Zeolites are crystalline microporous materials with distinct pore dimensions, connectivity and framework compositions, which are widely used in petrochemical and biomass processing. However, the catalytic performance of zeolites is frequently hindered by the slow molecular diffusion in the microporous networks (0.5 nm to 2 nm), in particular when bulky molecules are reacted. A proven strategy to overcome the diffusion limitation is to create secondary mesopores into zeolites, leading to the formation of hierarchical porous structures. The secondary mesopores could enhance the diffusion of molecules to the active sites and desorption of the formed products. 

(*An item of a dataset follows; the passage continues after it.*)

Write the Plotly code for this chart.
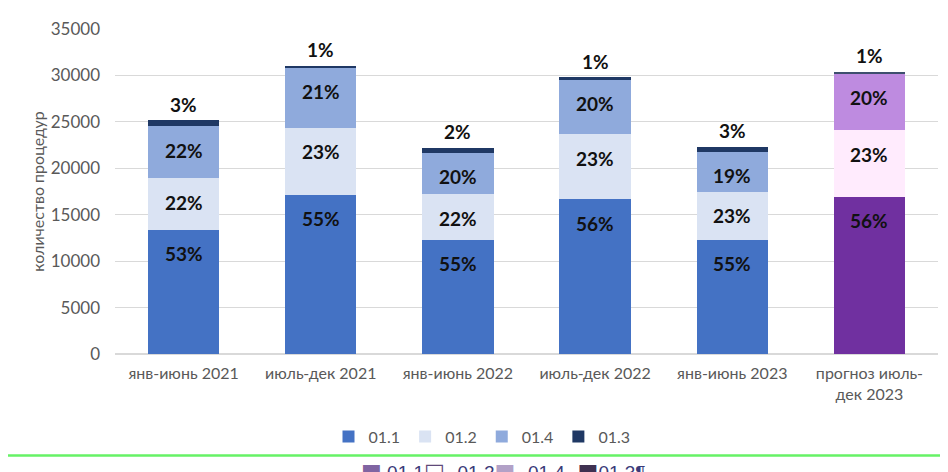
import plotly.graph_objects as go

categories = ["янв-июнь 2021", "июль-дек 2021", "янв-июнь 2022",
              "июль-дек 2022", "янв-июнь 2023", "прогноз июль-<br>дек 2023"]

s011 = [13360, 17140, 12280, 16640, 12320, 16920]
s012 = [5570, 7210, 4930, 7000, 5140, 7150]
s014 = [5600, 6500, 4460, 5970, 4310, 6100]
s013 = [640, 190, 530, 190, 540, 250]

lbl011 = ["53%", "55%", "55%", "56%", "55%", "56%"]
lbl012 = ["22%", "23%", "22%", "23%", "23%", "23%"]
lbl014 = ["22%", "21%", "20%", "20%", "19%", "20%"]
lbl013 = ["3%", "1%", "2%", "1%", "3%", "1%"]

series_names = ["01.1", "01.2", "01.4", "01.3"]
blue_palette = ["#4472C4", "#DAE3F3", "#8FAADC", "#1F3864"]
purple_palette = ["#7030A0", "#FFEBFD", "#BE8BE0", "#3E4F6E"]
forecast_flags = [False, False, False, False, False, True]

FONT = "Lato, Noto Sans, sans-serif"
GRAY = "#595959"

fig = go.Figure()
series = [s011, s012, s014, s013]
for i, (name, vals) in enumerate(zip(series_names, series)):
    colors = [purple_palette[i] if f else blue_palette[i] for f in forecast_flags]
    fig.add_trace(go.Bar(
        x=categories, y=vals, name=name,
        marker=dict(color=colors, line=dict(width=0)),
        hoverinfo="skip",
    ))

# inside labels (near top of each segment)
cum = [0] * len(categories)
for vals, labels in zip([s011, s012, s014], [lbl011, lbl012, lbl014]):
    for j, (v, t) in enumerate(zip(vals, labels)):
        cum[j] += v
        fig.add_annotation(x=categories[j], y=cum[j], text="<b>%s</b>" % t,
                           showarrow=False, yanchor="middle", yshift=-24,
                           font=dict(family=FONT, size=19, color="#111111"))
# top labels above bars
for j, (v, t) in enumerate(zip(s013, lbl013)):
    top = cum[j] + v
    fig.add_annotation(x=categories[j], y=top, text="<b>%s</b>" % t,
                       showarrow=False, yanchor="middle", yshift=16,
                       font=dict(family=FONT, size=19, color="#111111"))

# plot area in figure px: left 107, right 930, top 19, bottom 346
PL, PR, PT, PB = 107, 930, 19, 346
def px(xp):
    return (xp - PL) / (PR - PL)
def py(yp):
    return (PB - yp) / (PB - PT)

# screenshot artefacts: green separator line and clipped second legend
fig.add_shape(type="line", xref="paper", yref="paper",
              x0=px(0), x1=px(942), y0=py(448), y1=py(448),
              line=dict(color="#66F266", width=2.5))
SQ = "<span style='color:%s;font-family:DejaVu Sans;font-size:22px'>%s</span>"
fig.add_annotation(
    xref="paper", yref="paper", x=px(351), y=py(450), xanchor="left", yanchor="top",
    showarrow=False, align="left",
    text=(SQ % ("#8064A2", "■") + " 01.1" +
          SQ % ("#5F497A", "□") + "··01.2" +
          SQ % ("#B2A1C7", "■") + "··01.4··" +
          SQ % ("#3F3151", "■") + "01.3¶"),
    font=dict(family="Liberation Sans, sans-serif", size=19, color="#3B3B7A"),
)

fig.update_layout(
    barmode="stack",
    bargap=0.48,
    width=940, height=464,
    margin=dict(l=PL, r=940 - PR, t=PT, b=464 - PB),
    paper_bgcolor="white", plot_bgcolor="white",
    font=dict(family=FONT, size=14, color=GRAY),
    legend=dict(orientation="h", x=px(474), xanchor="center", y=py(429), yanchor="middle",
                font=dict(family=FONT, size=16, color=GRAY), itemwidth=30,
                traceorder="normal"),
    showlegend=True,
)
fig.update_xaxes(showgrid=False, showline=False, ticks="", ticklabelstandoff=8,
                 tickfont=dict(family=FONT, size=16, color=GRAY))
fig.update_yaxes(range=[0, 35000], dtick=5000, tickformat="d", showgrid=True,
                 gridcolor="#D9D9D9", gridwidth=1, zeroline=True,
                 zerolinecolor="#D9D9D9", showline=False,
                 ticks="", ticklabelstandoff=14,
                 tickfont=dict(family=FONT, size=17, color=GRAY),
                 title=dict(text="количество процедур", standoff=2,
                            font=dict(family=FONT, size=16, color=GRAY)))

fig.write_html("out.html")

  In this work, hierarchical stannosilicate molecular sieves with ordered mesoporosity and MFI topology (three dimensionally ordered mesoporous imprinted (3DOm-i) Sn-MFI) have been successfully synthesized within the confined space of three dimensionally ordered mesoporous (3DOm) carbon via a seeded growth approach. The obtained 3DOm-i Sn-MFI consists of uniform 30 nm spherical opaline structures having ordered mesopores with a pore size from 4 nm to 11 nm. The 3DOm-i Sn-MFI exhibits higher catalytic activity for the isomerization of cellulosic sugars than the conventional 300 nm Sn-MFI and 60 μm Sn-MFI catalysts. It is revealed that there is no diffusion limitation for the isomerization of a triose sugar, conversion of dihydroxyacetone (DHA) into methyl lactate (ML). 3DOm-i Sn-MFI offers significant improvements for the isomerizations of C₅ and C₆ sugars, such as xylose and glucose, by greatly promoting molecular transport. The reaction rate of xylose on 3DOm-i Sn-MFI is at least 20 times higher than that on conventional bulky sized Sn-MFI. The reaction rate for glucose is also enhanced over 3DOm-i Sn-MFI, but to a lesser extent as compared to the reaction of xylose. This is possibly because it is difficult for glucose to diffuse into the 10 membered-ring pore of MFI, and the reaction might only occur on the external surface of the Sn-MFI catalysts. Furthermore, the combination of seeded growth with confined synthesis provides us with synthesizing hierarchical Sn-MFI using commercially available carbon materials such as carbon black and activated carbon, indicating that the synthesis methodology is versatile and reliable for tailoring the structure of hierarchical zeolites.